● DIRECTIONS FOR THIS TASK: Print the first line of the material below and each line after it, exactly as written, ending with the line that contains "import * as d3 from 'd3';".

● SUPPLIED MATERIAL:
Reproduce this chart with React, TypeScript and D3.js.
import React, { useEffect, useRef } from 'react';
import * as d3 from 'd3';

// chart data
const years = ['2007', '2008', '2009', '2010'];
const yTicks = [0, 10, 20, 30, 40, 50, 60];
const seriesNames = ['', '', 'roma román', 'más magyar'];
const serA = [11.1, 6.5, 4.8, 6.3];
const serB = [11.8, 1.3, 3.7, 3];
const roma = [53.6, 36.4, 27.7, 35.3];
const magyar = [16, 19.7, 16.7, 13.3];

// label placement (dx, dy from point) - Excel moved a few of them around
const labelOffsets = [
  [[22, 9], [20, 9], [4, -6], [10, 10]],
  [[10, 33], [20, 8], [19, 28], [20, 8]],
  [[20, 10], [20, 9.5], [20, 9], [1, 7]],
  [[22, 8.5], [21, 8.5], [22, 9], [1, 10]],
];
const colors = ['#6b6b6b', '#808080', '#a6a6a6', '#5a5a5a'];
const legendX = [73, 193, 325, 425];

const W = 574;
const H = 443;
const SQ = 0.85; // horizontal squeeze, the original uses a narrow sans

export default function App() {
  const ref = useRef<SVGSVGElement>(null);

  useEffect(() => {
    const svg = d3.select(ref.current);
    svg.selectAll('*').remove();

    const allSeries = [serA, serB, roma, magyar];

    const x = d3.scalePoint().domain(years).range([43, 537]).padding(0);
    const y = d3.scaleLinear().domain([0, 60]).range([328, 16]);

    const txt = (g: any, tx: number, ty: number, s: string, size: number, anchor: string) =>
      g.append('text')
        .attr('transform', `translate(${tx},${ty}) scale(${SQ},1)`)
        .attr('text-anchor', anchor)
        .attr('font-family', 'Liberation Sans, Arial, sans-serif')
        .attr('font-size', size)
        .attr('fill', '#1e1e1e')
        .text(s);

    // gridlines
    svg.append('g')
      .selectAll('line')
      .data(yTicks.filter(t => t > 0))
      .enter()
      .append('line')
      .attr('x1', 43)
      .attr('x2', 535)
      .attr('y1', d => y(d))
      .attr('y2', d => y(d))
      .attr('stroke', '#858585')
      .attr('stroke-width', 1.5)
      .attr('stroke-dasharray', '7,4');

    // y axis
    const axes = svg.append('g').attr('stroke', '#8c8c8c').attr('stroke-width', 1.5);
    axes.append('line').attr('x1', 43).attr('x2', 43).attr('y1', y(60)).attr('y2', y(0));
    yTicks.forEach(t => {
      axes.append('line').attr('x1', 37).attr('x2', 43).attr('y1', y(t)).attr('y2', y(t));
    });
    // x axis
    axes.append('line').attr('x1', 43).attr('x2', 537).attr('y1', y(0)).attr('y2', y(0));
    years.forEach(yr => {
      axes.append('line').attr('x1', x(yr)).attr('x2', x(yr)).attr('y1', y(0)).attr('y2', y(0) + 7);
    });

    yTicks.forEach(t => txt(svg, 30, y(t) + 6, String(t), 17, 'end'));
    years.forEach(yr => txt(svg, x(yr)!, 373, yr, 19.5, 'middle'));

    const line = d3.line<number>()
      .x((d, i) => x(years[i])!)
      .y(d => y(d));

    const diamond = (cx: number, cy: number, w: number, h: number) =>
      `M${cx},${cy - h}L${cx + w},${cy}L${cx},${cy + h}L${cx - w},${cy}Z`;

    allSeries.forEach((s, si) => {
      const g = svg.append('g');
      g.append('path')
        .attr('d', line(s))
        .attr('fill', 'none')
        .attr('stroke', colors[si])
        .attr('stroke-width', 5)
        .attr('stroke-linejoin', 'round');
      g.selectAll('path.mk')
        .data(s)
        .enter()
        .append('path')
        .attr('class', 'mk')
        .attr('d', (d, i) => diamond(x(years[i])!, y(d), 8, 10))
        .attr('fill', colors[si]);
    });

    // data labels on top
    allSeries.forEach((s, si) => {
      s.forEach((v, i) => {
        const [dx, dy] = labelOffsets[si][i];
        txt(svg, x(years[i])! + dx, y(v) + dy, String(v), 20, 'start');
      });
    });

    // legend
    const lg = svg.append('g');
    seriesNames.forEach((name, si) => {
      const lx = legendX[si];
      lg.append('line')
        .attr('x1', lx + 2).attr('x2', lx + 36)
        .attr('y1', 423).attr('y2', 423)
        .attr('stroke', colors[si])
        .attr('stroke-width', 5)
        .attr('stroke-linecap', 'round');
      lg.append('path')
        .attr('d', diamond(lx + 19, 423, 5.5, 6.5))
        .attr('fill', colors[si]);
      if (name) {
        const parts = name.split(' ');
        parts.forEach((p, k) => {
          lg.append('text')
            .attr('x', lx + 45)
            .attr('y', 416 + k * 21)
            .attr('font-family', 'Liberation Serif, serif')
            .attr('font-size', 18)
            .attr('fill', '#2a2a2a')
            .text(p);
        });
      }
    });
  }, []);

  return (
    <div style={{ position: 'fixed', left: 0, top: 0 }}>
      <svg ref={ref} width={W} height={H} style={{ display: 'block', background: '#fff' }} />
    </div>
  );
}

● PROBLEM SOLUTION:
Reproduce this chart with React, TypeScript and D3.js.
import React, { useEffect, useRef } from 'react';
import * as d3 from 'd3';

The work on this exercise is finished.